The 2019 China-U.S trade war was quite disruptive and it is the type of situation that made headlines across the globe. The word “embargo” was tossed around so often but it is a business jargon that many people do not know its meaning but we are about to change that.
The trade embargo that the U.S placed on Huawei in 2019 courtesy of their trade war and antitrust issues is a great example.
The embargo outlawed the sale of Huawei phones by U.S carriers and it also meant that the Chinese smartphone manufacturer was also not allowed to bid for government contracts in the U.S. One of the characteristics of trade embargos is that they usually involve two parties, usually counties. One of the parties provides goods or services and of course, they get to make money from that. So, the country which receives the goods or services may opt not to provide a market to hurt the economy of the other country and force it to yield to its demands.
Types of Trade Embargo Examples
The U.S as a global superpower and the host of the global reserve currency is the power player in this case. Another great example is the trade embargo that the U.S placed on Cuba. The two countries have been locked in a conflict for decades. The two countries were locked in armed conflict from 1953 to 1958 and this forced the U.S to impose a trade embargo on Cuba, preventing the Caribbean country from purchasing firearms from the U.S.

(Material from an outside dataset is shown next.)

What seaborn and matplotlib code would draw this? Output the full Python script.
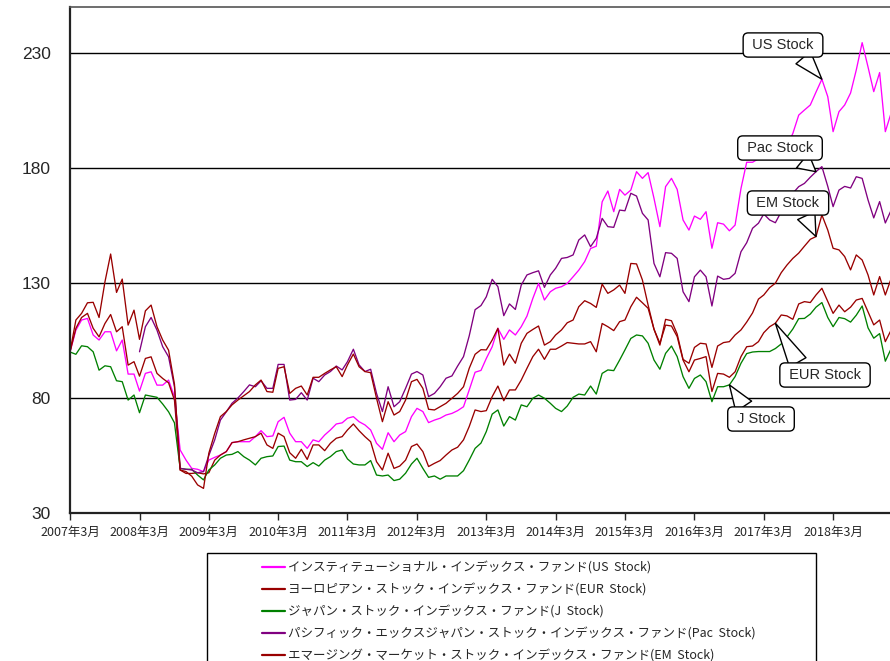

The above type of embargo is not uncommon. It is usually put in place by most countries to prevent the sale of military weapons to some countries. Such a decision may come in handy towards discouraging countries from focusing too much on war and instead to focus on development. This is common in situations where developed countries try to steer or influence their relationships with developing countries.
Judging by historical situations, trade embargos may affect trade to the extent that the country implementing the embargo bans trading with another country completely. It can also be implemented in a manner that some type of goods is allowed while others are banned. The trade embargo that the U.S imposed on Cuba.
Trade embargos are commonly used to prevent the spread of weapons and other resources that may promote war. The U.S has historically been known to be trigger-happy when it comes to imposing trade embargos on its allies when they make deals or collaborate with its enemies. This also the case with countries that is closely associated with terrorist activities. Trade embargos are also used in the economic context where countries may disagree on trade tariffs as was the case with China and the U.S.
The impact of Trade Embargos
Powerful countries and governments use trade embargos to enforce some agenda that usually has an economic or political aspect. However, embargos usually have significant implications. For example, a country that has been hit with a trade ban may not manage to sell products that are affected by the embargo. The impact may be felt across the value chain and eventually lead to a disadvantage especially for the people that depend on the same of those products to earn a living.
In some cases, trade embargos may disrupt entire industries and even lead to job losses. This means that the trickle-down effect of a trade embargo might be so profound that it may affect the livelihoods of people. On the flip side, a trade embargo like that of the U.S may lead to a better trade deal which is more beneficial especially to the country that is importing the goods.